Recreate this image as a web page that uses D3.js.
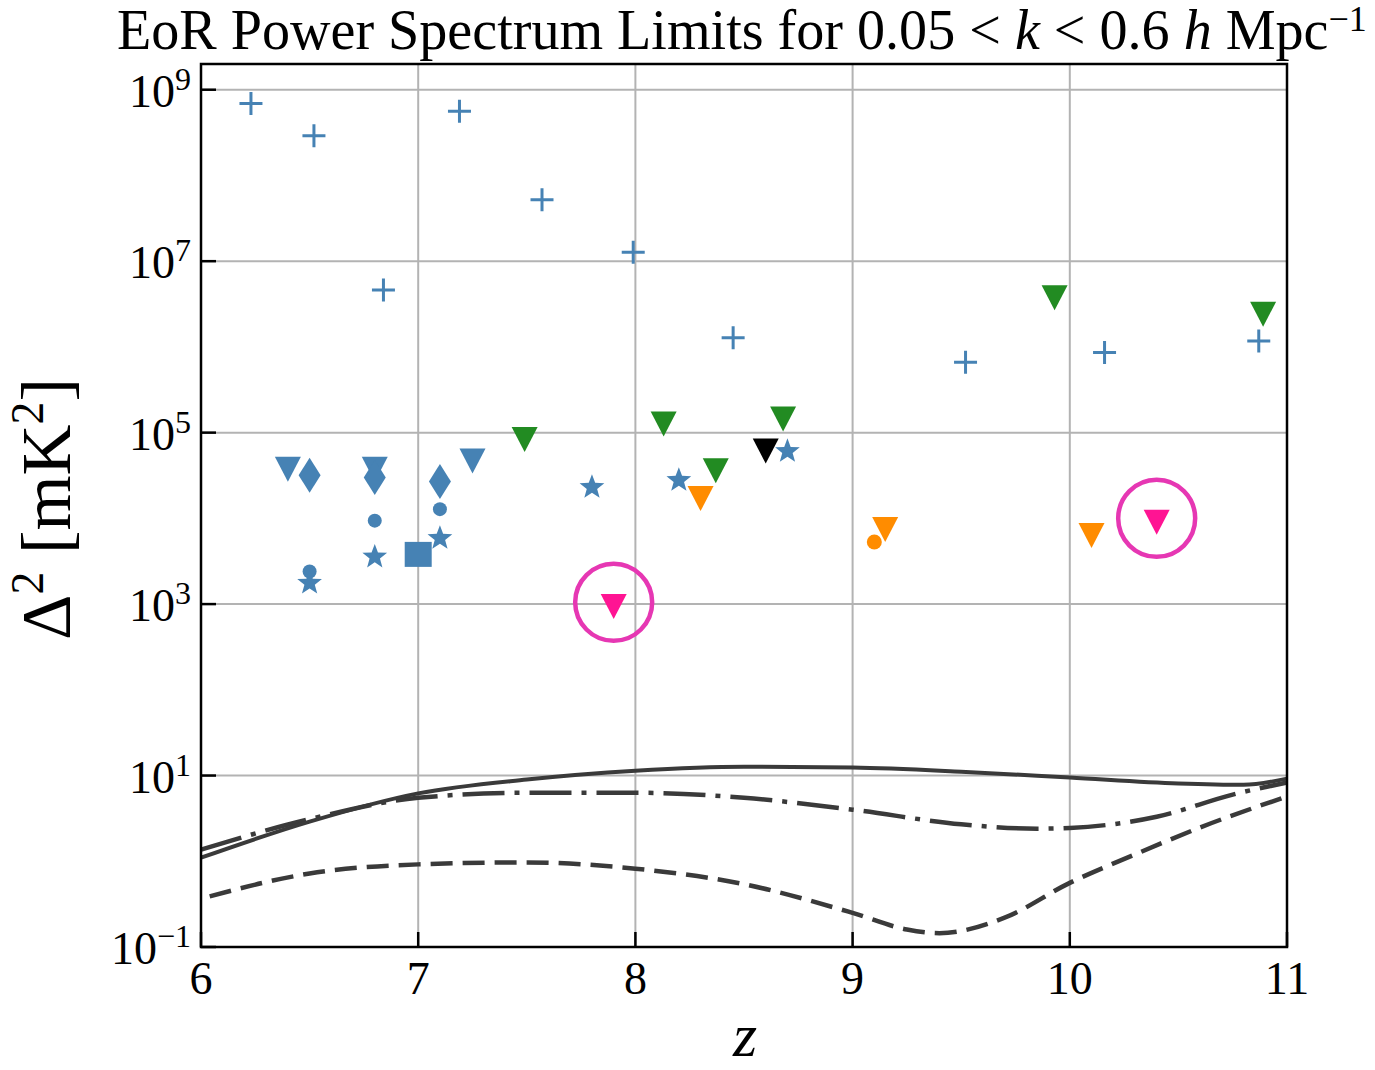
<!DOCTYPE html>
<html>
<head>
<meta charset="utf-8">
<script src="https://cdn.jsdelivr.net/npm/d3@7"></script>
<style>
  body { margin: 0; background: #fff; }
  text { font-family: "Liberation Serif", "DejaVu Serif", serif; fill: #000; }
</style>
</head>
<body>
<div id="chart"></div>
<script>
// ---- data (z, Delta^2 in mK^2) ----
const plusZ = [6.23, 6.52, 6.84, 7.19, 7.57, 7.99, 8.45, 9.52, 10.16, 10.87];
const plusP = [6.9e8, 2.9e8, 4.6e6, 5.6e8, 5.2e7, 1.27e7, 1.28e6, 6.6e5, 8.6e5, 1.17e6];

const greenTriZ = [7.49, 8.13, 8.37, 8.68, 9.93, 10.89];
const greenTriP = [8.3e4, 1.26e5, 3.6e4, 1.44e5, 3.75e6, 2.41e6];

const blackTriZ = [8.6];
const blackTriP = [6.1e4];

const blueTriZ = [6.4, 6.8, 7.25];
const blueTriP = [3.75e4, 3.75e4, 4.66e4];

const blueDiamondZ = [6.5, 6.8, 7.1];
const blueDiamondP = [3.19e4, 3.0e4, 2.7e4];

const blueCircleZ = [6.5, 6.8, 7.1];
const blueCircleP = [2.4e3, 9.4e3, 1.28e4];

const blueStarZ = [6.5, 6.8, 7.1, 7.8, 8.2, 8.7];
const blueStarP = [1.83e3, 3.7e3, 6.1e3, 2.4e4, 2.9e4, 6.3e4];

const blueSquareZ = [7.0];
const blueSquareP = [3.8e3];

const orangeTriZ = [8.3, 9.15, 10.1];
const orangeTriP = [1.7e4, 7.4e3, 6.3e3];

const orangeCircleZ = [9.1];
const orangeCircleP = [5.3e3];

const pinkTriZ = [7.9, 10.4];
const pinkTriP = [940, 9.0e3];

// highlight rings drawn around the pink points
const ringZ = [7.9, 10.4];
const ringP = [1.05e3, 1.0e4];

// model curves
const solidZ = [6.0, 6.5, 7.0, 7.5, 8.0, 8.5, 9.0, 9.5, 10.0, 10.5, 10.8, 11.0];
const solidP = [1.1, 2.9, 6.2, 9.0, 11.4, 12.7, 12.4, 11.1, 9.5, 8.1, 7.8, 9.2];

const dashDotZ = [6.0, 6.5, 7.0, 7.5, 8.0, 8.5, 9.0, 9.5, 9.85, 10.0, 10.4, 10.75, 11.0];
const dashDotP = [1.37, 3.1, 5.5, 6.3, 6.3, 5.5, 4.0, 2.7, 2.4, 2.45, 3.3, 6.0, 8.3];

const dashedZ = [6.04, 6.5, 7.0, 7.5, 8.0, 8.5, 9.0, 9.25, 9.4, 9.7, 10.0, 10.3, 10.6, 11.0];
const dashedP = [0.39, 0.72, 0.92, 0.97, 0.82, 0.54, 0.25, 0.16, 0.145, 0.22, 0.56, 1.2, 2.48, 5.7];

// axis ticks
const xTicks = [6, 7, 8, 9, 10, 11];
const yTickExp = [9, 7, 5, 3, 1, -1];

// --------------------------------------
const W = 1375, H = 1070;
const plot = { left: 201, right: 1287, top: 64, bottom: 947 };

const svg = d3.select("#chart").append("svg")
    .attr("width", W).attr("height", H)
    .attr("viewBox", `0 0 ${W} ${H}`);

const x = d3.scaleLinear().domain([6, 11]).range([plot.left, plot.right]);
const y = d3.scaleLog().domain([1e-1, Math.pow(10, 9.3)]).range([plot.bottom, plot.top]);

const zip = (a, b) => a.map((v, i) => [v, b[i]]);

// grid
const grid = svg.append("g").attr("stroke", "#b3b3b3").attr("stroke-width", 2);
grid.selectAll("line.gx").data(xTicks.slice(1, -1)).join("line")
    .attr("x1", d => x(d)).attr("x2", d => x(d))
    .attr("y1", plot.top).attr("y2", plot.bottom);
grid.selectAll("line.gy").data(yTickExp.slice(0, -1)).join("line")
    .attr("x1", plot.left).attr("x2", plot.right)
    .attr("y1", d => y(Math.pow(10, d))).attr("y2", d => y(Math.pow(10, d)));

// model lines
const line = d3.line().x(d => x(d[0])).y(d => y(d[1])).curve(d3.curveMonotoneX);
const lines = svg.append("g").attr("fill", "none").attr("stroke", "#3a3a3a")
    .attr("stroke-width", 4.5);
lines.append("path").attr("d", line(zip(dashedZ, dashedP))).attr("stroke-dasharray", "22,10");
lines.append("path").attr("d", line(zip(dashDotZ, dashDotP))).attr("stroke-dasharray", "42,10,5,10");
lines.append("path").attr("d", line(zip(solidZ, solidP))).attr("stroke-width", 4);

// marker shapes (pixel sizes)
const shapes = {
    tri: "M-13,-12.5L13,-12.5L0,12.5Z",
    diamond: "M0,-17.5L11,0L0,17.5L-11,0Z",
    square: "M-13.5,-12.5H13.5V12.5H-13.5Z",
    star: (() => {
        const R = 13, r = R * 0.42, pts = [];
        for (let i = 0; i < 10; i++) {
            const a = -Math.PI / 2 + i * Math.PI / 5, rr = i % 2 ? r : R;
            pts.push([rr * Math.cos(a), rr * Math.sin(a) + 1.5]);
        }
        return "M" + pts.map(p => p.join(",")).join("L") + "Z";
    })()
};

function drawPath(zs, ps, shape, color) {
    svg.append("g").selectAll("path").data(zip(zs, ps)).join("path")
        .attr("d", shape)
        .attr("transform", d => `translate(${x(d[0])},${y(d[1])})`)
        .attr("fill", color);
}
function drawDots(zs, ps, r, color) {
    svg.append("g").selectAll("circle").data(zip(zs, ps)).join("circle")
        .attr("cx", d => x(d[0])).attr("cy", d => y(d[1])).attr("r", r)
        .attr("fill", color);
}

const blue = "#4682b4", green = "#228b22", orange = "#ff8c00", pink = "#ff1493";

// plus markers
svg.append("g").selectAll("path").data(zip(plusZ, plusP)).join("path")
    .attr("d", "M-11.5,0H11.5M0,-11.5V11.5")
    .attr("transform", d => `translate(${x(d[0])},${y(d[1])})`)
    .attr("stroke", blue).attr("stroke-width", 3).attr("fill", "none");

drawPath(blueTriZ, blueTriP, shapes.tri, blue);
drawPath(blueDiamondZ, blueDiamondP, shapes.diamond, blue);
drawDots(blueCircleZ, blueCircleP, 7, blue);
drawPath(blueStarZ, blueStarP, shapes.star, blue);
drawPath(blueSquareZ, blueSquareP, shapes.square, blue);
drawPath(greenTriZ, greenTriP, shapes.tri, green);
drawPath(blackTriZ, blackTriP, shapes.tri, "#000");
drawPath(orangeTriZ, orangeTriP, shapes.tri, orange);
drawDots(orangeCircleZ, orangeCircleP, 7.5, orange);
drawPath(pinkTriZ, pinkTriP, shapes.tri, pink);

// rings
svg.append("g").selectAll("circle").data(zip(ringZ, ringP)).join("circle")
    .attr("cx", d => x(d[0])).attr("cy", d => y(d[1])).attr("r", 38.5)
    .attr("fill", "none").attr("stroke", "#e637b3").attr("stroke-width", 4.5);

// frame and ticks
svg.append("rect")
    .attr("x", plot.left).attr("y", plot.top)
    .attr("width", plot.right - plot.left).attr("height", plot.bottom - plot.top)
    .attr("fill", "none").attr("stroke", "#000").attr("stroke-width", 2.5);

const ticks = svg.append("g").attr("stroke", "#000").attr("stroke-width", 2.5);
ticks.selectAll("line.tx").data(xTicks).join("line")
    .attr("x1", d => x(d)).attr("x2", d => x(d))
    .attr("y1", plot.bottom).attr("y2", plot.bottom - 15);
ticks.selectAll("line.ty").data(yTickExp).join("line")
    .attr("x1", plot.left).attr("x2", plot.left + 15)
    .attr("y1", d => y(Math.pow(10, d))).attr("y2", d => y(Math.pow(10, d)));

// tick labels
svg.append("g").selectAll("text").data(xTicks).join("text")
    .attr("x", d => x(d)).attr("y", 994)
    .attr("text-anchor", "middle").attr("font-size", 46)
    .text(d => d);

const yl = svg.append("g").selectAll("text").data(yTickExp).join("text")
    .attr("x", 191).attr("y", d => y(Math.pow(10, d)) + 17)
    .attr("text-anchor", "end").attr("font-size", 46);
yl.append("tspan").text("10");
yl.append("tspan").attr("dy", -17).attr("font-size", 32)
    .text(d => d < 0 ? "\u2212" + (-d) : d);

// title
const title = svg.append("text").attr("x", 117).attr("y", 49).attr("font-size", 50);
title.append("tspan").text("EoR Power Spectrum Limits for 0.05 < ");
title.append("tspan").attr("font-style", "italic").text("k");
title.append("tspan").text(" < 0.6 ");
title.append("tspan").attr("font-style", "italic").text("h");
title.append("tspan").text(" Mpc");
title.append("tspan").attr("dy", -16).attr("font-size", 32).text("\u22121");
// fit a label's width to a target length
function fitWidth(sel, target) {
    const w = sel.node().getBBox().width;
    const fs = +sel.attr("font-size");
    const k = target / w;
    sel.attr("font-size", fs * k);
    sel.selectAll("tspan").each(function () {
        const t = d3.select(this);
        if (t.attr("font-size")) t.attr("font-size", +t.attr("font-size") * k);
        if (t.attr("dy")) t.attr("dy", +t.attr("dy") * k);
    });
}
fitWidth(title, 1250);

// axis labels
const ylab = svg.append("text")
    .attr("transform", "translate(70,509) rotate(-90)")
    .attr("text-anchor", "middle").attr("font-size", 62);
ylab.append("tspan").text("\u0394");
ylab.append("tspan").attr("dy", -24).attr("font-size", 40).text("2");
ylab.append("tspan").attr("dy", 24).text(" [mK");
ylab.append("tspan").attr("dy", -24).attr("font-size", 40).text("2");
ylab.append("tspan").attr("dy", 24).text("]");
fitWidth(ylab, 262);

svg.append("text")
    .attr("x", 745).attr("y", 1056)
    .attr("text-anchor", "middle").attr("font-size", 62).attr("font-style", "italic")
    .text("z");
</script>
</body>
</html>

Stated task: From the data, list each line in which the string "this" appears.

Response below:
Recreate this image as a web page that uses D3.js.
        const t = d3.select(this);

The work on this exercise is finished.